■ **What the task asks**:
Restate all of the data exactly.
_ _ _ _
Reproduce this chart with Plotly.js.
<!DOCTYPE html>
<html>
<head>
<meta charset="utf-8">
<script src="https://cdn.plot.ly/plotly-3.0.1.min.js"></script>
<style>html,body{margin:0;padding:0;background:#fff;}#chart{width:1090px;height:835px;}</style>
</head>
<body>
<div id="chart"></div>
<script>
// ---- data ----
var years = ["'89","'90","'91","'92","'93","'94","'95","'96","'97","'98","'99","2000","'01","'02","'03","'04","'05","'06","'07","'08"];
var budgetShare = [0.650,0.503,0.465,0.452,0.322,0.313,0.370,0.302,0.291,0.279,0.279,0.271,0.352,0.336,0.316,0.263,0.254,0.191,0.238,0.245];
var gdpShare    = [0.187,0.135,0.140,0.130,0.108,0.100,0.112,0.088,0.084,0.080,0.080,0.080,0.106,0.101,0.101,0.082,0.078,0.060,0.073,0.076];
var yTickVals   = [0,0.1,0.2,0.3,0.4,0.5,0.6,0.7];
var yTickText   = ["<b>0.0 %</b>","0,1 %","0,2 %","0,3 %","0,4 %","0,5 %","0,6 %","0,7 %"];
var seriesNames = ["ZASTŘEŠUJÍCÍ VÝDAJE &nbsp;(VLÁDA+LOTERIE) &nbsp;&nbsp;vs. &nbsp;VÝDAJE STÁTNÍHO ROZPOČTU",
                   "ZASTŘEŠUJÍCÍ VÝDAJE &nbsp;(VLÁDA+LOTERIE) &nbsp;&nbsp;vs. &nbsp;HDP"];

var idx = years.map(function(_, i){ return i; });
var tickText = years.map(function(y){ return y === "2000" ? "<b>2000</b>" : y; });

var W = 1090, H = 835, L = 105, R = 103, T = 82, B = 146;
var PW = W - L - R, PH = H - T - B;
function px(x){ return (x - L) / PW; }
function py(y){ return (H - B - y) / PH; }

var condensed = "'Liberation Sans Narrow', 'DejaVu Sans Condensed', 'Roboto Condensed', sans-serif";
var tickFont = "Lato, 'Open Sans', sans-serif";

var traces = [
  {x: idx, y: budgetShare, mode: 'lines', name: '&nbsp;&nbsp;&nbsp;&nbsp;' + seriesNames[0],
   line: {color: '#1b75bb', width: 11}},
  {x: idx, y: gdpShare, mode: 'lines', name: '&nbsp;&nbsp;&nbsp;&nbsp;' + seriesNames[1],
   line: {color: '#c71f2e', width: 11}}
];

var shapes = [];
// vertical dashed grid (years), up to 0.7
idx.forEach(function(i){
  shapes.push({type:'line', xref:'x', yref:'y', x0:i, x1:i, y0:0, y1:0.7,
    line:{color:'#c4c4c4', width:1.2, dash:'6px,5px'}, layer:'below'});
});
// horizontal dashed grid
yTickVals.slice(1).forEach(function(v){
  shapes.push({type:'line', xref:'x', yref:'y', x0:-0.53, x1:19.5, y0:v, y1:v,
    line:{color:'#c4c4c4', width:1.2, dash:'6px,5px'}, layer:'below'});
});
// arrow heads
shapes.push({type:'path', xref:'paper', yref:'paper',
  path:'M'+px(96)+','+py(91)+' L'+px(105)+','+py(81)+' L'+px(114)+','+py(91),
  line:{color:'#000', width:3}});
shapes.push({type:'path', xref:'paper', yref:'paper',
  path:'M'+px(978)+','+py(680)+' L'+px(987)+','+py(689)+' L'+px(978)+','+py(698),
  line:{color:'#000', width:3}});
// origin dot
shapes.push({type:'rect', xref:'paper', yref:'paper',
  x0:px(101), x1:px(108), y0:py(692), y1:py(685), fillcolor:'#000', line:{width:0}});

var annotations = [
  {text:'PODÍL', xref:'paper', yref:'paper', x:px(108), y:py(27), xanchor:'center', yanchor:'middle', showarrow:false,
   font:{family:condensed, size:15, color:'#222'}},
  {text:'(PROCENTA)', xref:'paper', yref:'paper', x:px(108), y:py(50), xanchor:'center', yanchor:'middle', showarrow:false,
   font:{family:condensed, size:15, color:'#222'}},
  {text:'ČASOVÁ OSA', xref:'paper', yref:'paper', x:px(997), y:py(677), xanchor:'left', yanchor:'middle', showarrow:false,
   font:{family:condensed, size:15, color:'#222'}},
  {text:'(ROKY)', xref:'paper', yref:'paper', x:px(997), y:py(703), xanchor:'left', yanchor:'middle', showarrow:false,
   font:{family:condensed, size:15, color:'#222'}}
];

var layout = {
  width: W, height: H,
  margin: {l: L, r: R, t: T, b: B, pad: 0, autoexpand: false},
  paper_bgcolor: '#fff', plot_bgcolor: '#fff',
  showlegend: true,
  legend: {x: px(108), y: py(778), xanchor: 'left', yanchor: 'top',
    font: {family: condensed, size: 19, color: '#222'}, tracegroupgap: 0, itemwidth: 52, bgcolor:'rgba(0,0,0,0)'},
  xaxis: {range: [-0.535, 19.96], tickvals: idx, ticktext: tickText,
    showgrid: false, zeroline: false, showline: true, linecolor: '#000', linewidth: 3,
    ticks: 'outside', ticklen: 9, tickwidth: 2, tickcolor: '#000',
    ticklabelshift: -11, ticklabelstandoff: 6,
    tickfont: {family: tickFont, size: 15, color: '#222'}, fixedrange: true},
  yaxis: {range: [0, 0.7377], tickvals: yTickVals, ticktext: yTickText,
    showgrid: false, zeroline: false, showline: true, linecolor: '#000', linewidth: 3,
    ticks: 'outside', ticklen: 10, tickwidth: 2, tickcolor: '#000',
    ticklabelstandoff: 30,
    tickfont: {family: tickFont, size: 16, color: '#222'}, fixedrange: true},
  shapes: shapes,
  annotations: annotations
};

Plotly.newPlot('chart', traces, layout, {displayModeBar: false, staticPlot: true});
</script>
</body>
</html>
_ _ _ _
■ **Exercise output**:
Reproduce this chart with Plotly.js.
<!DOCTYPE html>
<html>
<head>
<meta charset="utf-8">
<script src="https://cdn.plot.ly/plotly-3.0.1.min.js"></script>
<style>html,body{margin:0;padding:0;background:#fff;}#chart{width:1090px;height:835px;}</style>
</head>
<body>
<div id="chart"></div>
<script>
// ---- data ----
var years = ["'89","'90","'91","'92","'93","'94","'95","'96","'97","'98","'99","2000","'01","'02","'03","'04","'05","'06","'07","'08"];
var budgetShare = [0.650,0.503,0.465,0.452,0.322,0.313,0.370,0.302,0.291,0.279,0.279,0.271,0.352,0.336,0.316,0.263,0.254,0.191,0.238,0.245];
var gdpShare    = [0.187,0.135,0.140,0.130,0.108,0.100,0.112,0.088,0.084,0.080,0.080,0.080,0.106,0.101,0.101,0.082,0.078,0.060,0.073,0.076];
var yTickVals   = [0,0.1,0.2,0.3,0.4,0.5,0.6,0.7];
var yTickText   = ["<b>0.0 %</b>","0,1 %","0,2 %","0,3 %","0,4 %","0,5 %","0,6 %","0,7 %"];
var seriesNames = ["ZASTŘEŠUJÍCÍ VÝDAJE &nbsp;(VLÁDA+LOTERIE) &nbsp;&nbsp;vs. &nbsp;VÝDAJE STÁTNÍHO ROZPOČTU",
                   "ZASTŘEŠUJÍCÍ VÝDAJE &nbsp;(VLÁDA+LOTERIE) &nbsp;&nbsp;vs. &nbsp;HDP"];

var idx = years.map(function(_, i){ return i; });
var tickText = years.map(function(y){ return y === "2000" ? "<b>2000</b>" : y; });

var W = 1090, H = 835, L = 105, R = 103, T = 82, B = 146;
var PW = W - L - R, PH = H - T - B;
function px(x){ return (x - L) / PW; }
function py(y){ return (H - B - y) / PH; }

var condensed = "'Liberation Sans Narrow', 'DejaVu Sans Condensed', 'Roboto Condensed', sans-serif";
var tickFont = "Lato, 'Open Sans', sans-serif";

var traces = [
  {x: idx, y: budgetShare, mode: 'lines', name: '&nbsp;&nbsp;&nbsp;&nbsp;' + seriesNames[0],
   line: {color: '#1b75bb', width: 11}},
  {x: idx, y: gdpShare, mode: 'lines', name: '&nbsp;&nbsp;&nbsp;&nbsp;' + seriesNames[1],
   line: {color: '#c71f2e', width: 11}}
];

var shapes = [];
// vertical dashed grid (years), up to 0.7
idx.forEach(function(i){
  shapes.push({type:'line', xref:'x', yref:'y', x0:i, x1:i, y0:0, y1:0.7,
    line:{color:'#c4c4c4', width:1.2, dash:'6px,5px'}, layer:'below'});
});
// horizontal dashed grid
yTickVals.slice(1).forEach(function(v){
  shapes.push({type:'line', xref:'x', yref:'y', x0:-0.53, x1:19.5, y0:v, y1:v,
    line:{color:'#c4c4c4', width:1.2, dash:'6px,5px'}, layer:'below'});
});
// arrow heads
shapes.push({type:'path', xref:'paper', yref:'paper',
  path:'M'+px(96)+','+py(91)+' L'+px(105)+','+py(81)+' L'+px(114)+','+py(91),
  line:{color:'#000', width:3}});
shapes.push({type:'path', xref:'paper', yref:'paper',
  path:'M'+px(978)+','+py(680)+' L'+px(987)+','+py(689)+' L'+px(978)+','+py(698),
  line:{color:'#000', width:3}});
// origin dot
shapes.push({type:'rect', xref:'paper', yref:'paper',
  x0:px(101), x1:px(108), y0:py(692), y1:py(685), fillcolor:'#000', line:{width:0}});

var annotations = [
  {text:'PODÍL', xref:'paper', yref:'paper', x:px(108), y:py(27), xanchor:'center', yanchor:'middle', showarrow:false,
   font:{family:condensed, size:15, color:'#222'}},
  {text:'(PROCENTA)', xref:'paper', yref:'paper', x:px(108), y:py(50), xanchor:'center', yanchor:'middle', showarrow:false,
   font:{family:condensed, size:15, color:'#222'}},
  {text:'ČASOVÁ OSA', xref:'paper', yref:'paper', x:px(997), y:py(677), xanchor:'left', yanchor:'middle', showarrow:false,
   font:{family:condensed, size:15, color:'#222'}},
  {text:'(ROKY)', xref:'paper', yref:'paper', x:px(997), y:py(703), xanchor:'left', yanchor:'middle', showarrow:false,
   font:{family:condensed, size:15, color:'#222'}}
];

var layout = {
  width: W, height: H,
  margin: {l: L, r: R, t: T, b: B, pad: 0, autoexpand: false},
  paper_bgcolor: '#fff', plot_bgcolor: '#fff',
  showlegend: true,
  legend: {x: px(108), y: py(778), xanchor: 'left', yanchor: 'top',
    font: {family: condensed, size: 19, color: '#222'}, tracegroupgap: 0, itemwidth: 52, bgcolor:'rgba(0,0,0,0)'},
  xaxis: {range: [-0.535, 19.96], tickvals: idx, ticktext: tickText,
    showgrid: false, zeroline: false, showline: true, linecolor: '#000', linewidth: 3,
    ticks: 'outside', ticklen: 9, tickwidth: 2, tickcolor: '#000',
    ticklabelshift: -11, ticklabelstandoff: 6,
    tickfont: {family: tickFont, size: 15, color: '#222'}, fixedrange: true},
  yaxis: {range: [0, 0.7377], tickvals: yTickVals, ticktext: yTickText,
    showgrid: false, zeroline: false, showline: true, linecolor: '#000', linewidth: 3,
    ticks: 'outside', ticklen: 10, tickwidth: 2, tickcolor: '#000',
    ticklabelstandoff: 30,
    tickfont: {family: tickFont, size: 16, color: '#222'}, fixedrange: true},
  shapes: shapes,
  annotations: annotations
};

Plotly.newPlot('chart', traces, layout, {displayModeBar: false, staticPlot: true});
</script>
</body>
</html>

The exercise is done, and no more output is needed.